# Corlea



## billyboy (Jul 6, 2005)

Wonder if any one has any information on a small tug called the corlea. she was a small motor job. last time i saw her she was on the dickside in Sheerness having her bottom repainted. Wonder if she is still around somewhere or been scrapped. not seen her since the late 50's
maybe Thamesphill or Karbine could throw some light on her. (Thumb)


----------



## Riverman (Apr 12, 2006)

Hi Billyboy
Is this the one you are looking for.
Can you remember when you saw her on the dockside at Sheerness?

-----------------------------------------------------------------

*1933 CORLEA

Registered: (GBR)ON 163344
21 GRT, 6 NRT, L49,00m, B13,3m, D4,6m
1 scr, diesel Petter, 100bhp
re-engined 1963 diesel Ruston, 111bhp-82kW

CORLEA
1933: Built by "Harland & Wolff Ltd" at North Woolwich (YN 246)
1933: delivered to "Cory Lighterage Ltd" at London
1942 -12/06: on Admiralty service
1945 -30/08: returned to owners
1959: To "Metal Recoveries (Newhaven) Ltd" at Newhaven
1963: To "Lowestoft Fishing Vessel Owners Association" at Lowestoft
1963: re-engined diesel Ruston, 111bhp-82kW
1971: To "Boston Deep Sea Fisheries Ltd" at Hull
198x: To "Riverway Developments Ltd" at London
19xx: converted to a house boat, berthed at Nine Elms Reach
fate unknown

Riverman*


----------



## billyboy (Jul 6, 2005)

*Briliant stuff!*



Riverman said:


> Hi Billyboy
> Is this the one you are looking for.
> Can you remember when you saw her on the dockside at Sheerness?
> 
> ...



I believe she was acualy owned by metel recoveries of Newhaven at the time i saw.memory not so good these days but i am guessing it was around 1960 - 1962 that i went into sheerness docks with a tid tug overnight prior to towing away a large floating crane from the mooring bouys off sheerness. The corlea was was out of the water on the quay side haveing work done on her.
cute little tug! must have been more like a submarine in a choppy sea...LOL
thank you very much for the info and picture.
regards billyboy.
P.S. our tug was the tidworth


----------



## Riverman (Apr 12, 2006)

billyboy said:


> I believe she was acualy owned by metel recoveries of Newhaven at the time i saw.memory not so good these days but i am guessing it was around 1960 - 1962 that i went into sheerness docks with a tid tug overnight prior to towing away a large floating crane from the mooring bouys off sheerness. The corlea was was out of the water on the quay side haveing work done on her.
> cute little tug! must have been more like a submarine in a choppy sea...LOL
> thank you very much for the info and picture.
> regards billyboy.
> P.S. our tug was the tidworth


Hi Billyboy 
Probably around 1960 just after Sheerness Dockyard closed and towing the old craft to other dockyards. There was a lot of activity around Sheerness with a lot of dockyard tugs and commercial tugs at that time.
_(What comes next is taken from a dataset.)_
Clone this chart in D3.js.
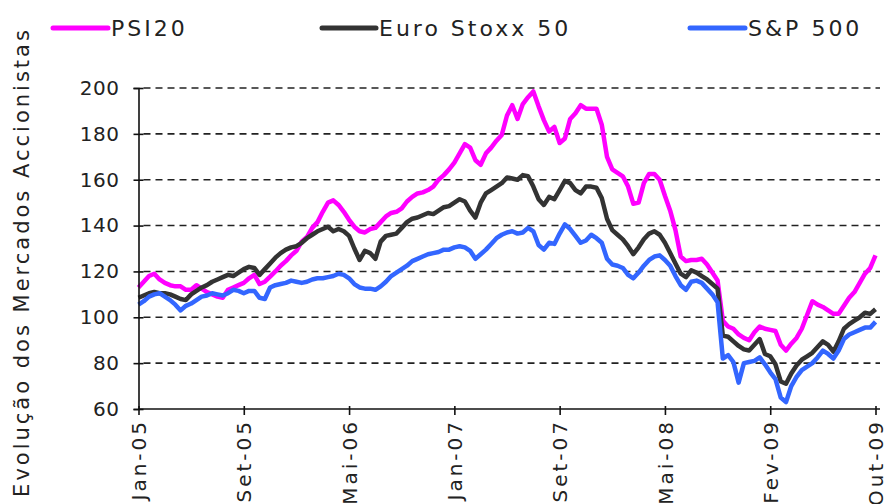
<!DOCTYPE html>
<html>
<head>
<meta charset="utf-8">
<script src="https://cdn.jsdelivr.net/npm/d3@7"></script>
<style>
  html, body { margin: 0; padding: 0; background: #fff; }
  svg { display: block; }
  text { font-family: "DejaVu Sans", Verdana, sans-serif; fill: #222; }
</style>
</head>
<body>
<script>
// ---- data (index-based, ~weekly samples; x labels every 20 samples) ----
const xLabels = ["Jan-05", "Set-05", "Mai-06", "Jan-07", "Set-07", "Mai-08", "Fev-09", "Out-09"];
const labelStep = 20;
const yTicks = [60, 80, 100, 120, 140, 160, 180, 200];
const seriesNames = ["PSI20", "Euro Stoxx 50", "S&P 500"];
const seriesColors = ["#ff00ff", "#333333", "#3366ff"];

const psi20 = [
  113, 115.5, 118, 119, 116.5, 115, 114, 113.5, 113.5, 112,
  112, 114, 112.5, 111, 110, 109, 108.5, 112, 113, 114,
  115, 117, 118.5, 114.5, 115.5, 117.7, 120, 122.5, 124.5, 127,
  129, 133, 135, 139, 141.5, 146, 150, 151, 149, 146,
  142.5, 139.5, 137.5, 137, 138.5, 139, 141.5, 144, 145.5, 146,
  147.5, 150.5, 152.5, 154, 154.5, 155.5, 157, 160, 162, 164.5,
  167.5, 171.5, 175.5, 174, 168.5, 166.5, 171.5, 174, 177, 179.5,
  188, 192.5, 186.5, 193, 196, 198.5, 192, 186, 181, 183,
  176, 178, 186.5, 189, 192.5, 191, 191, 191, 184, 170,
  164.5, 163, 161.5, 157, 149.5, 150, 158.5, 162.5, 162.5, 160,
  153, 146.5, 138, 126.5, 124.5, 125, 125, 125.5, 123, 119.5,
  116, 98.5, 96, 95, 92.5, 91, 90, 93.5, 96, 95,
  94.5, 94, 88, 85.5, 88.5, 91, 95, 101, 107, 105.5,
  104.5, 103, 101.5, 101.5, 105, 108.5, 111, 115, 119, 121.5,
  127
];
const euroStoxx50 = [
  108.5, 109.5, 110.5, 111, 110.5, 110.5, 110, 109, 108, 107.5,
  110, 111.5, 113, 114, 115.5, 116.5, 117.5, 118.5, 118, 119.5,
  121, 122, 121.5, 118.5, 121, 123.5, 126, 128, 129.5, 130.5,
  131, 132.5, 134.5, 136, 137.5, 138.5, 139.5, 137.5, 138.5, 137.5,
  135.5, 130, 125, 129, 128, 125.5, 133, 135.5, 136, 136.5,
  139, 141.5, 143, 143.5, 144.5, 145.5, 145, 146.5, 148, 148.5,
  150, 151.5, 150.5, 146.5, 143.5, 150, 154, 155.5, 157, 158.5,
  161, 160.5, 160, 162, 161.5, 157, 151.5, 149, 152.5, 151.5,
  155.5, 159.5, 158.5, 155.5, 154, 157, 157, 156.5, 152, 143,
  138, 136, 134, 131, 127.5, 130.5, 134, 136.5, 137.5, 136,
  132.5, 128, 123.5, 119, 117.5, 120.5, 119.5, 118, 116.5, 114.5,
  112.5, 92, 91.5, 89.5, 87.5, 86, 85.5, 88, 90.5, 84,
  83, 79.5, 72, 71, 75.5, 79, 81.5, 83, 84.5, 87,
  89.5, 88, 85, 89.5, 95, 97, 98.5, 100, 102, 101.5,
  103.5
];
const sp500 = [
  105.5, 107, 109, 110, 110.5, 109, 107.5, 105.5, 103, 105,
  106, 107.5, 109, 109.5, 110.5, 110, 109.5, 110.5, 112, 111.5,
  110.5, 111.5, 111.5, 108.5, 108, 113, 114, 114.5, 115, 116,
  115.5, 115, 115.5, 116.5, 117, 117, 117.5, 118, 119, 118.5,
  117, 114.5, 113, 112.5, 112.5, 112, 113.5, 115.5, 118, 119.5,
  121, 122.5, 124.5, 125.5, 126.5, 127.5, 128, 128.5, 129.5, 129.5,
  130.5, 131, 130.5, 129, 125.5, 127.5, 129.5, 132, 134.5, 136,
  137, 137.5, 136.5, 137, 139, 137.5, 131.5, 129.5, 132.5, 132,
  136.5, 140.5, 138.5, 135.5, 132.5, 133.5, 136, 134.5, 132.5, 125.5,
  123, 122.5, 121.5, 118.5, 117, 119.5, 122.5, 125, 126.5, 127,
  125, 122.5, 118, 114, 112, 115.5, 116, 115, 112.5, 110,
  106.5, 82, 83.5, 80.5, 71.5, 80, 80.5, 81, 82.5, 79.5,
  76, 73, 65, 63, 70, 74, 77, 78.5, 80, 82.5,
  85.5, 84, 82, 85.5, 90.5, 92.5, 93.5, 94.5, 95.5, 95.5,
  98
];
const allSeries = [psi20, euroStoxx50, sp500];

// ---- layout ----
const W = 885, H = 504;
const plot = { left: 138.5, right: 875.5, top: 88, bottom: 409 };

const svg = d3.select("body").append("svg").attr("width", W).attr("height", H);

const nPts = psi20.length;
const x = d3.scaleLinear().domain([0, nPts - 1]).range([plot.left, plot.right]);
const y = d3.scaleLinear().domain([60, 200]).range([plot.bottom, plot.top]);

// gridlines
svg.append("g").selectAll("line")
  .data(yTicks.filter(d => d > 60))
  .join("line")
  .attr("x1", plot.left + 5).attr("x2", 880)
  .attr("y1", d => y(d)).attr("y2", d => y(d))
  .attr("stroke", "#222").attr("stroke-width", 1.6)
  .attr("stroke-dasharray", "7,5");

// series lines
const line = d3.line().x((d, i) => x(i)).y(d => y(d));
allSeries.forEach((s, k) => {
  svg.append("path")
    .datum(s)
    .attr("fill", "none")
    .attr("stroke", seriesColors[k])
    .attr("stroke-width", 4.5)
    .attr("stroke-linejoin", "round")
    .attr("d", line);
});

// y axis
const yAxis = svg.append("g")
  .attr("transform", `translate(${plot.left},0)`)
  .call(d3.axisLeft(y).tickValues(yTicks).tickSize(5).tickPadding(14).tickFormat(d3.format("d")));
yAxis.select(".domain").attr("stroke", "#111").attr("stroke-width", 1.6);
yAxis.selectAll(".tick line").attr("x2", 5).attr("x1", -5).attr("stroke", "#111").attr("stroke-width", 1.6);
yAxis.selectAll(".tick text")
  .style("font-size", "20px").style("letter-spacing", "0.5px")
  .attr("fill", "#222");

// x axis
const xTickVals = xLabels.map((d, i) => i * labelStep);
const xAxis = svg.append("g")
  .attr("transform", `translate(0,${plot.bottom})`)
  .call(d3.axisBottom(x).tickValues(xTickVals).tickSize(6)
    .tickFormat((d, i) => xLabels[i]));
xAxis.select(".domain").attr("stroke", "#111").attr("stroke-width", 1.6)
  .attr("d", `M${plot.left},0H880`);
xAxis.selectAll(".tick line").attr("y1", -3).attr("y2", 6).attr("stroke", "#111").attr("stroke-width", 1.6);
xAxis.selectAll(".tick text")
  .attr("transform", "rotate(-90)")
  .attr("x", -10).attr("y", 0).attr("dy", "0.36em")
  .attr("text-anchor", "end")
  .style("font-size", "20px").style("letter-spacing", "3px")
  .attr("fill", "#222");

// y title
svg.append("text")
  .attr("transform", "translate(29,262) rotate(-90)")
  .attr("text-anchor", "middle")
  .style("font-size", "21px").style("letter-spacing", "3px")
  .text("Evolução dos Mercados Accionistas");

// legend
const legendPos = [
  { x1: 53, x2: 108, tx: 111 },
  { x1: 322, x2: 376, tx: 379 },
  { x1: 690, x2: 745, tx: 748 }
];
const lg = svg.append("g");
seriesNames.forEach((name, k) => {
  const p = legendPos[k];
  lg.append("line").attr("x1", p.x1).attr("x2", p.x2).attr("y1", 28).attr("y2", 28)
    .attr("stroke", seriesColors[k]).attr("stroke-width", 5).attr("stroke-linecap", "round");
  lg.append("text").attr("x", p.tx).attr("y", 36)
    .style("font-size", "22px").style("letter-spacing", "3px")
    .text(name);
});
</script>
</body>
</html>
I was working on the tugs at Chatham Dockyard then and had just been made up from "boy" to ordinary seaman. We went to Sheerness a few times to assist with movements but do not recall seeing Corlea there, but then I was young and did not take much notice of what was going on around me.
The picture of Corlea was taken in Lowestoft.

Riverman

http://riverman.gotdns.com


----------



## billyboy (Jul 6, 2005)

this one particulr dock we were in is the one where the old timber warship was broken up. think it may have been the "cornwalis" (some nice big copper rivits casme out of that) well the corlea was on the dock right beside it if that helps.
There was also a landing stage next to there where a captain Parker came to with a knights tug (kestrel?) and took my father with him to assist with the docking of a ship. cant remember too much more due to a whisky fade out at that time...LOl


----------



## Riverman (Apr 12, 2006)

billyboy said:


> this one particulr dock we were in is the one where the old timber warship was broken up. think it may have been the "cornwalis" (some nice big copper rivits casme out of that) well the corlea was on the dock right beside it if that helps.
> There was also a landing stage next to there where a captain Parker came to with a knights tug (kestrel?) and took my father with him to assist with the docking of a ship. cant remember too much more due to a whisky fade out at that time...LOl


Hi Billboy
Thats a clearer picture, I know where you were now.
It was probably around 1962 (the year i joined JP Knights tugs) and the dock you were in was the Great Basin which was used as a commercial dock until it was filled in. Knights had an ofice on the south side of the basin.
The ship breakers were an Italian firm (cant remember the name) and were only in there a few years and then moved to the Coalwasher Wharf at Queenborough where they remained for years.
Although I was based with JP Knight at Rochester I knew of Capt Parker and the landing stage was the Cornwallis Jetty named after the vessel.
I still cant remember the Corlea but thanks for reviving some old memories.

Riverman

http://riverman.gotdns.com


----------



## billyboy (Jul 6, 2005)

*Captain Parker*



Riverman said:


> Hi Billboy
> Thats a clearer picture, I know where you were now.
> It was probably around 1962 (the year i joined JP Knights tugs) and the dock you were in was the Great Basin which was used as a commercial dock until it was filled in. Knights had an ofice on the south side of the basin.
> The ship breakers were an Italian firm (cant remember the name) and were only in there a few years and then moved to the Coalwasher Wharf at Queenborough where they remained for years.
> ...


Captain Parker was at one time the captain on the Meeching at newhaven, my late father was mate with him there. He aparantly recognise the steam Tidworth tug and came over to see my late father.
I was told that captain Parker went overseas a couple of years later with a tug to do towage work abroad somewhere but thats where the trail ends.
Given my time over again i think i would have worked Thames area tugging. they were so busy in them days.


----------



## corlea (May 18, 2007)

Hello

i am the proud owner of the Corlea and i converted it into a house boat, currently moored in Barking creek essex.
shall i send you a picture, it looks very different now.


----------



## billyboy (Jul 6, 2005)

Hey thats great news Corlea. so happy to know she retired gracefully with an appreciative owner. I hope you have many years of joy with her. thanks for letting us all know about her retirement.


----------



## dominiquerivoal (Jan 12, 2009)

*the corlea*

Here she is!


----------



## R58484956 (Apr 19, 2004)

Greetings dominiquerivoal and welcome to SN. Bon voyage.


----------